Is it possible to refill a 2KG FE at your local fire stations. I have like 6 around me and was wondering if any one has done it before.

I'm in London btw

Sent from my D2303 using Tapatalk


----------



## Ryan Thang To (4 Jan 2016)

im not sure about that but i normally call up fire extinguisher company and ask if i can buy the out of dates ones. they have no use for them so they go for cheap. i get 2kg and 5kg for £5 -£8.
i hope that help

cheers
ryan


----------



## aaron.c (4 Jan 2016)

I wouldn't imagine fire stations have the kit of CO2 tanks on site.
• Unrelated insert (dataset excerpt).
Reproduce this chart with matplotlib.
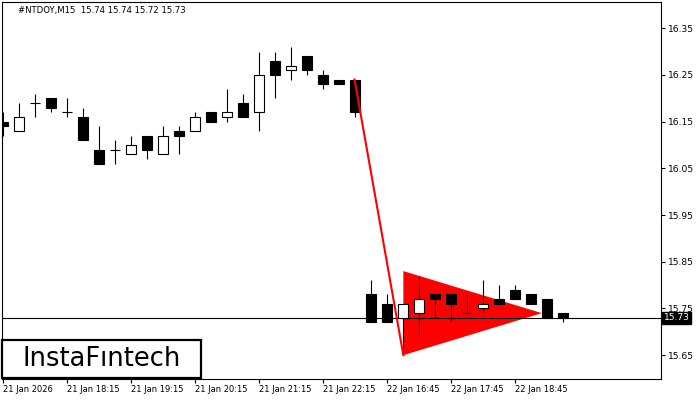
import numpy as np
import matplotlib
matplotlib.use("Agg")
import matplotlib.pyplot as plt
from matplotlib.patches import Rectangle, Polygon

# 15 minute candles, position = bar index on the chart
opens = [16.15, 16.13, 16.19, 16.20, 16.17, 16.16, 16.09, 16.09, 16.08, 16.12,
         16.08, 16.13, 16.13, 16.17, 16.16, 16.19, 16.17, 16.28, 16.26, 16.29,
         16.25, 16.24, 16.24, 15.78, 15.76, 15.73, 15.74, 15.78, 15.78, 15.74,
         15.75, 15.77, 15.79, 15.78, 15.77, 15.74]
highs = [16.17, 16.19, 16.21, 16.20, 16.20, 16.18, 16.14, 16.11, 16.12, 16.12,
         16.14, 16.14, 16.17, 16.17, 16.22, 16.21, 16.30, 16.30, 16.31, 16.29,
         16.26, 16.24, 16.24, 15.81, 15.78, 15.76, 15.82, 15.78, 15.78, 15.78,
         15.81, 15.80, 15.80, 15.78, 15.77, 15.74]
lows = [16.12, 16.13, 16.16, 16.17, 16.16, 16.11, 16.06, 16.06, 16.08, 16.07,
        16.08, 16.08, 16.13, 16.15, 16.15, 16.16, 16.13, 16.20, 16.24, 16.25,
        16.22, 16.23, 16.16, 15.72, 15.72, 15.66, 15.69, 15.73, 15.72, 15.74,
        15.74, 15.76, 15.77, 15.76, 15.73, 15.72]
closes = [16.14, 16.16, 16.19, 16.18, 16.17, 16.11, 16.06, 16.09, 16.10, 16.09,
          16.12, 16.12, 16.16, 16.15, 16.17, 16.16, 16.25, 16.25, 16.27, 16.26,
          16.23, 16.23, 16.17, 15.72, 15.72, 15.76, 15.77, 15.77, 15.76, 15.74,
          15.76, 15.76, 15.77, 15.76, 15.73, 15.73]

tick_pos = [0, 4, 8, 12, 16, 20, 24, 28, 32]
tick_labels = ["21 Jan 2026", "21 Jan 18:15", "21 Jan 19:15", "21 Jan 20:15",
               "21 Jan 21:15", "21 Jan 22:15", "22 Jan 16:45", "22 Jan 17:45",
               "22 Jan 18:45"]
price_ticks = [15.65, 15.75, 15.85, 15.95, 16.05, 16.15, 16.25, 16.35]

last_price = 15.73
# bearish pennant: pole and triangle
pole_x = [21.95, 25.0]
pole_y = [16.24, 15.65]
tri_x = [25.0, 25.0, 33.65]
tri_y = [15.83, 15.65, 15.74]

fig = plt.figure(figsize=(7, 4), dpi=100)
ax = fig.add_axes([2 / 700, 21 / 400, 659 / 700, 377 / 400])

x = np.arange(len(opens))
o = np.array(opens)
c = np.array(closes)

ax.add_patch(Polygon(list(zip(tri_x, tri_y)), closed=True, facecolor="#ff0000",
                     edgecolor="none", zorder=1))
ax.axhline(last_price, color="black", lw=0.8, zorder=2)

ax.vlines(x, lows, highs, color="black", lw=0.8, zorder=3)
doji = o == c
body = ~doji
ax.bar(x[body], np.abs(c - o)[body], bottom=np.minimum(o, c)[body], width=0.62,
       color=np.where(c > o, "white", "black")[body], edgecolor="black",
       linewidth=0.8, zorder=4)
ax.hlines(o[doji], x[doji] - 0.31, x[doji] + 0.31, color="black", lw=0.8, zorder=4)

ax.plot(pole_x, pole_y, color="#ff0000", lw=1.5, zorder=5)

ax.set_xlim(-0.08, 41.1)
ax.set_ylim(15.599, 16.406)

ax.yaxis.tick_right()
ax.set_yticks(price_ticks)
ax.set_yticklabels([f"{p:.2f}" for p in price_ticks])
ax.set_xticks(tick_pos)
ax.set_xticklabels(tick_labels)
for lab in ax.get_xticklabels():
    lab.set_ha("left")
ax.tick_params(axis="both", length=3, width=0.8, labelsize=6.6, pad=2, direction="out")
ax.tick_params(axis="x", pad=1, labelsize=6.0)
for s in ax.spines.values():
    s.set_linewidth(0.8)

ax.text(1.004, last_price, f"{last_price:.2f}", transform=ax.get_yaxis_transform(),
        ha="left", va="center", color="white", fontsize=6.6,
        bbox=dict(boxstyle="square,pad=0.15", fc="black", ec="black"))

fig.text(18 / 700, 1 - 10 / 400, "#NTDOY,M15  15.74 15.74 15.72 15.73",
         fontsize=6.1, va="center", ha="left")

fig.patches.append(Rectangle((2 / 700, 22 / 400), 199 / 700, 38 / 400,
                             transform=fig.transFigure, facecolor="white",
                             edgecolor="black", linewidth=1.6, zorder=10))
fig.text(101.5 / 700, 41 / 400, "InstaF\u0131ntech", fontsize=18.5, ha="center",
         va="center", zorder=11)

fig.savefig("out.png", dpi=100)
Check out the CO2 refill sticky - http://www.ukaps.org/forum/threads/co2-refills.4258/


----------



## Aqua Hero (4 Jan 2016)

legytt said:


> im not sure about that but i normally call up fire extinguisher company and ask if i can buy the out of dates ones. they have no use for them so they go for cheap. i get 2kg and 5kg for £5 -£8.
> i hope that help
> 
> cheers
> ryan


That sounds awesome, does this work for all fire extinguisher companies 

Sent from my D2303 using Tapatalk


----------



## Ryan Thang To (4 Jan 2016)

should be but some company throw them away beacuse of the expiry date.


----------